日本の女性活用、いったいどうしたらいいのか?シカゴ大学社会科学部の山口一男教授に聞きます

たまの「ノー残業デー」には意味がない!

――当連載では「夫婦関係」に着目していろいろな事例を紹介してきました。根底にあるのは、仕事と家庭生活の調和を取るためには、どうしたらいいか、という問題意識です。夫婦のコミュニケーションを積み重ねることで改善する例もありました。ただ、職場環境によっては「夫婦の話し合い」だけでは問題は解決しません。

残念ながら今のところ、「イクメン」は限られた範囲にとどまっているように思います。やはり、雇い主の理解がないとイクメンを実践するのは難しい。そして、夫婦のありようは、夫の働き方によって左右されます。夫婦関係を改善するためには、日本の働き方を変える必要がありますね……。

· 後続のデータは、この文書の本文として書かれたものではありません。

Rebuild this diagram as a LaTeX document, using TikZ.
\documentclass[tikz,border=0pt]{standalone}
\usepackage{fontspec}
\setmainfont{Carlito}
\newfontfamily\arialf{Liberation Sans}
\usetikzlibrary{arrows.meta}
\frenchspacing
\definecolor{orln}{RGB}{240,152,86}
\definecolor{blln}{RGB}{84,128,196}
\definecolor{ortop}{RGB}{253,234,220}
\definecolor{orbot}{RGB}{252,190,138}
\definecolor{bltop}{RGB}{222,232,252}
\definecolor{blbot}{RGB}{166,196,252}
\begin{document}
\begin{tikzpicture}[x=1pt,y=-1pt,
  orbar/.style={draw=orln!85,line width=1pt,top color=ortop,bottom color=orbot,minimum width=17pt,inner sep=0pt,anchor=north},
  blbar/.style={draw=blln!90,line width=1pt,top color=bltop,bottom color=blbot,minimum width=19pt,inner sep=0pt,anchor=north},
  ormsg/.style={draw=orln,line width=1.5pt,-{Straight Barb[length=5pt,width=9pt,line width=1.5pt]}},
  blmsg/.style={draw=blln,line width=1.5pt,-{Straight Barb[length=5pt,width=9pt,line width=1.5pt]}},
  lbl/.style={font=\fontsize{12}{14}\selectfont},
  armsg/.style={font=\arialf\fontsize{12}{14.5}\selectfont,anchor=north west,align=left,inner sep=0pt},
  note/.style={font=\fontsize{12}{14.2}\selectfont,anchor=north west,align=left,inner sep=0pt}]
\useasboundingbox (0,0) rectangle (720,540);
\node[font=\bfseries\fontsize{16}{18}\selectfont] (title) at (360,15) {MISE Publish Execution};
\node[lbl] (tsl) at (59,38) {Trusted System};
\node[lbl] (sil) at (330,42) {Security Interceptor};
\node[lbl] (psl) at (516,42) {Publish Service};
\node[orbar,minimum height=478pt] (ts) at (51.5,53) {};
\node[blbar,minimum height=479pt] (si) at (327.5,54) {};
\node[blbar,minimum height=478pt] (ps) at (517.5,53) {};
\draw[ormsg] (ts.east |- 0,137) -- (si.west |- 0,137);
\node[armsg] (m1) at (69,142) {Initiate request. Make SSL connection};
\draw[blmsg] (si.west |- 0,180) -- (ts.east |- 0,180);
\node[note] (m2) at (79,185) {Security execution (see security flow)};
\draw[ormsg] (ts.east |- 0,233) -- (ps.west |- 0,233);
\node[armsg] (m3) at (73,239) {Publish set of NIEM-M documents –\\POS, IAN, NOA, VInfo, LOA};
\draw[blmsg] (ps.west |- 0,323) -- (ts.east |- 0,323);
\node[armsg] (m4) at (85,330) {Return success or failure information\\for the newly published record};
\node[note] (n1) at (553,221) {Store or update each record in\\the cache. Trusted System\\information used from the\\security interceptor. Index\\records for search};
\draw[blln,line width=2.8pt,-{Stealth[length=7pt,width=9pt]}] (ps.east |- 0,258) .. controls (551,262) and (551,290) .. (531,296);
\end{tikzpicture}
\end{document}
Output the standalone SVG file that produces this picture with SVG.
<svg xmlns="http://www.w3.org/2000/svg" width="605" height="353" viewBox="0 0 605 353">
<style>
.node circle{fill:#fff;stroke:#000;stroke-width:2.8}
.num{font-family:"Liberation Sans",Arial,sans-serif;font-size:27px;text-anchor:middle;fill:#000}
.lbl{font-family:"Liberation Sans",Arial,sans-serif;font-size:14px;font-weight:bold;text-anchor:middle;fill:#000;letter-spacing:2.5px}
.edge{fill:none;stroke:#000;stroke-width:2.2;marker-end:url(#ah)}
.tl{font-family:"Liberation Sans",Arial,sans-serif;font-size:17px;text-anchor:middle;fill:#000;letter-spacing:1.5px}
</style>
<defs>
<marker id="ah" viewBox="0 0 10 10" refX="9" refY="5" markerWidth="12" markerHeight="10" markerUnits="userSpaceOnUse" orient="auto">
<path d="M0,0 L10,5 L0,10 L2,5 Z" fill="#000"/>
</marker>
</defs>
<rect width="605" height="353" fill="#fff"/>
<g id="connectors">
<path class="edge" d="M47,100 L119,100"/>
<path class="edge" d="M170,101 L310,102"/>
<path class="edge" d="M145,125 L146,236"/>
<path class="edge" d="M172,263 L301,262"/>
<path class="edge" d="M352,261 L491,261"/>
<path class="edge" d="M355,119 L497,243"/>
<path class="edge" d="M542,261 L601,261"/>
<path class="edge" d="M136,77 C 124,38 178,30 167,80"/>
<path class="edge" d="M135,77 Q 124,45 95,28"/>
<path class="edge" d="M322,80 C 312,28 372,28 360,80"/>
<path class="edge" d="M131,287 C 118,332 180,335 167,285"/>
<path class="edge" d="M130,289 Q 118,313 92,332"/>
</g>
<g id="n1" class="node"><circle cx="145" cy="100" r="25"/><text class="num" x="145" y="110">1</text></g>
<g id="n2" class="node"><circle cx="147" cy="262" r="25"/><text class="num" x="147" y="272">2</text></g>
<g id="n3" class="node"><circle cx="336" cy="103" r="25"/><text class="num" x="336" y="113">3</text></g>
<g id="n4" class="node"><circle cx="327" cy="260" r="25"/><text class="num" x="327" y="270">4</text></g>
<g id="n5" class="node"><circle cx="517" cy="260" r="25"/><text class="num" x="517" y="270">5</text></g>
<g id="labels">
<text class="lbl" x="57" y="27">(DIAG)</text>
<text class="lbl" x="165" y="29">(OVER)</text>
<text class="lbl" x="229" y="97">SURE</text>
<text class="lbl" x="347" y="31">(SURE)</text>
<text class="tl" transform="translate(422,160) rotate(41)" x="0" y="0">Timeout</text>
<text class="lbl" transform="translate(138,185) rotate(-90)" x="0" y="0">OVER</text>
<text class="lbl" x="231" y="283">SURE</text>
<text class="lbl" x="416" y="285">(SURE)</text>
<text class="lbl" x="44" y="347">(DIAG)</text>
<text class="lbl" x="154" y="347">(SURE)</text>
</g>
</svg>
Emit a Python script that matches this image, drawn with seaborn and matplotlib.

サラリーマンの働き方改善というと、よく出る議論に「ノー残業デー」があります。これに関する研究成果をご紹介しましょう。慶応大学商学部教授の樋口美雄先生たちが「残業あり」と「残業なし」の日で夫の家事時間を比べたら、変わらないことがわかったのです〈戸田淳仁・樋口美雄「労働時間や家事時間の長い夫婦ほど出生率は低いか」(出典:樋口美雄・府川哲夫編『ワーク・ライフ・バランスと家族形成』東京大学出版会2011年、11章)〉

たまに残業なしの日があって夫が家に帰っても、自分のくつろぎ時間とかに使ってしまうのです。たまたま時間ができても夫の家事時間は増えないし、夫婦のコミュニケーションも増えない。残念ですが、実証研究の結果は、そういうことになっています。

――確かに「早く帰っても家に居場所がないから、飲んでから帰る」という男性管理職の声を聞きます。

そうですよね。だから、残業は「たまに」なしにするのではなく、その時間を計画的に用いられるよう「恒常的に」なくさないと意味がないのです。